Reports may suggest that Apple wasn’t all that impressed with sales of the iPhone X toward the end of last year, but in the last quarter, it hit a pretty massive milestone when it comes to smartphone sales. According to a report from Strategy Analytics, Apple raked in more than half of all smartphone market revenue.
Apple took in $61.4 billion (51 percent) of smartphone revenue, followed very distantly by Samsung. Samsung’s $18.9 billion in smartphone revenue last quarter, which ended December 31, equates to around 15.7 percent. In third place is Huawei, which made $8.4 billion (7 percent). After that, Strategy Analytics simply lists every other company as “others”; those companies account for 26.2 percent of the market.
Contrary to previous reports, and according to Strategy Analytics, the huge revenue was due to “solid demand” for the iPhone X. The average price of the iPhone went up to a hefty $796, up from $695 in the same quarter last year. That makes sense considering the $1,000 base price of the iPhone X, which is Apple’s new flagship model.

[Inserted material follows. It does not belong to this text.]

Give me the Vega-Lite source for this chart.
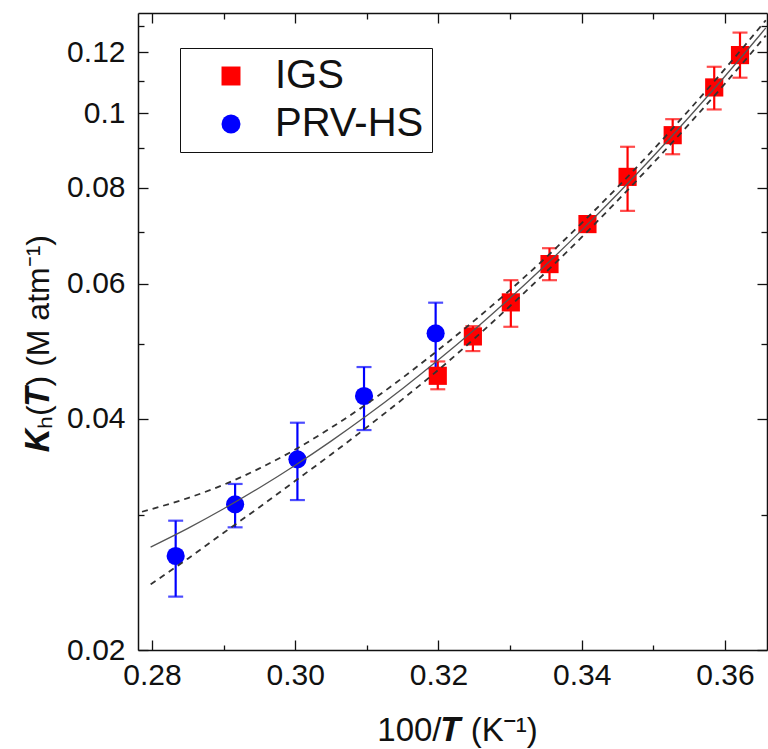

China in particular is an increasingly important market for Apple. While Android fans in China have a range of companies to choose from, those who buy iPhones in the country are generally dedicated Apple fans, according to a new report from Fast Company. Still, only 3 percent of activated iPhones in China are the iPhone X. Just 2.63 percent are the iPhone 8 Plus, and 1.36 percent are the iPhone 8. That means the vast majority of people are still using older iPhone models — though that’s to be expected.
According to a report from The Motley Fool, Strategy Analytics’ revenue forecast is slightly different from Apple’s. Strategy Analytics notes Apple made $61.4 billion, while Apple’s official figures come in at $61.6 billion — though that’s apparently because Strategy Analytics’ report doesn’t count wholesale revenues.
Other companies are still holding their ground. Motley Fool notes that Huawei is gaining steam, thanks largely to its aggressive release of low-cost devices. Of course, Huawei could be gaining even more steam if it was selling phones in the U.S. — but U.S. lawmakers and law enforcement agencies have expressed concern with Huawei phones because of Huawei’s strong relationship with the Chinese government.